Smoky Cape Lighthouse - Hat Head National Park


I initially wanted to write this blog like a "track notes" with detailed directions for a day walk around the forest and coast near Smoky Cape Lighthouse, but the notes I had were years old. So, back we went, two weekends ago; spending a day roaming around the tracks and coastline north of the lighthouse. Just as well. My old track notes were nearly useless. It's amazing how nature keeps on being nature: growing, changing, moving, evolving.






Smoky Cape Lighthouse is 37km north east of Kempsey on the NSW Mid North Coast and is located in Hat Head National Park.  It's biggest attraction is the beautiful coastline dotted with empty beaches that back onto steep wooded hills and rainforest gullies thick with brush box, scribbly gum, cabbage tree palms and ferns. While walking in this park keep an eye out for sea eagles, osprey, whales and green turtles. 






Our walk, on both visits, started by the lighthouse picnic area on a track marked as Smoky Cape Track. Nothing much had changed here and we followed this well-maintained trail for 2.2 km around the steep flank of Big Smokey (309m) through beautiful cabbage tree palms and past forest oaks where three glossy black cockatoos dropped half eaten seed pods while squawking quietly amongst themselves. Eventually the track emerges on the 4WD access road to South Gap Beach so take the road down to South Gap Beach: a nice spot to spend some time relaxing and exploring. 

View looking north along Gap Beach


In addition to these marked National Park walking tracks, there are a number of old fishermen's tracks around the coastline. I'm a bit loathe to promote them on the blog because coastal environments can be quite fragile. Are we aiding and abetting future erosion or the spread of weeds and management problems? However, the tracks do make for a nice loop walk back to the lighthouse. Just don't take my old track notes as a guide, this is where I had to throw them to the wind. 

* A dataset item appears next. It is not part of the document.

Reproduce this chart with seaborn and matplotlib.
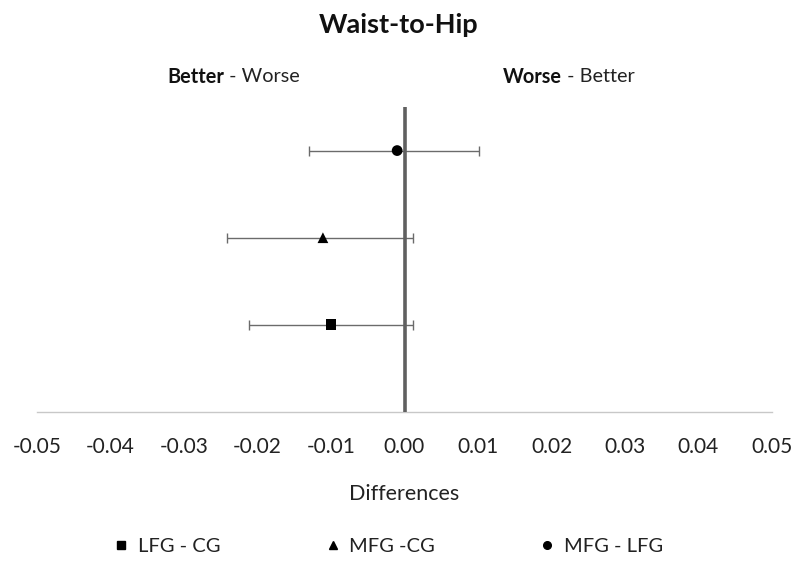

The fisherman’s track from South Gap Beach back to the lighthouse is much more indistinct than on our previous visit five years ago. Around the first headland, the track runs down to a small cove. My old track notes describe this as an idyllic, sandy cove. Last weekend it was all boulders and driftwood and pounding huge southerly swells churning up the green water. Still, the beach is backed by a lovely extended grass area and as we approached the cove a lone osprey circled overhead. 

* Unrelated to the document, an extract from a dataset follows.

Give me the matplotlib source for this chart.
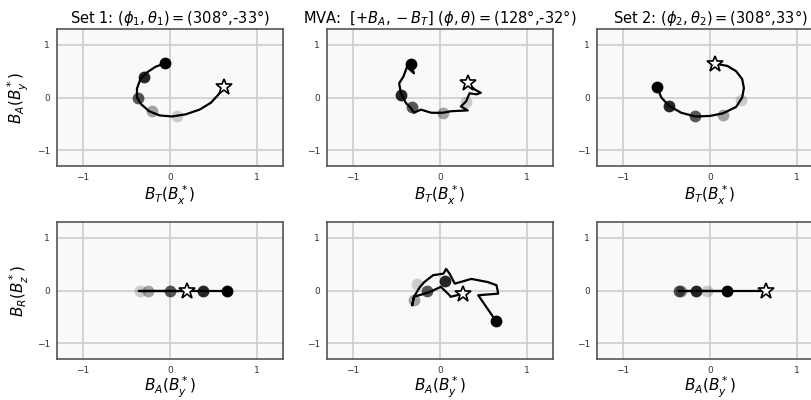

The fisherman’s track continues on the other side of the grass gully and the next stretch is rough in places. Again, my old track notes let me down. They describe the fisherman's track eventually emerging "onto the wide grass National Parks path known as Green Island Fire Trail". This path is not so wide anymore, there is no grass and it looks like the plan is to let it re-grow entirely. The Green Island Fire Trail is marked on National Parks maps as a walking track and promoted as a nice spot for views across to Green Island and back to the lighthouse but it has become somewhat overgrown although still distinct. Fortunately the views back to the lighthouse are still as lovely as ever. 



There is another fishermen’s track, hidden amongst the banksia trees, heading south off Green Island Point and down to the small beaches beneath the lighthouse. These beaches were the highlight of the trip for me - untrodden except by us, secluded and quiet, although popular for the nudists and perfect for some quiet reflection before taking the wooden stairs at the southern end and following Jack Perkins Track back up to the car park at the lighthouse. 




As this was only a day walk, about 5km in all and taking about 4-5 hours, I decided that precise track notes from us are really not needed. The adventurous will always find their way, regardless. And, if I had written up a set of track notes nature would just go and change things on me and lead everyone astray - the grass grows, the sun and wind forces banksias to move out over the track, trees fall and obscure old routes, sand shifts and rocks move in the pounding surf. We take what we get each time, we see the same place differently. At the end of the day I was quite glad the old track notes were so old. Not only was it a good excuse to get back to this beautiful coastline but it also reminded me why we visit and revisit nature: there is something thrilling about nothing staying the same.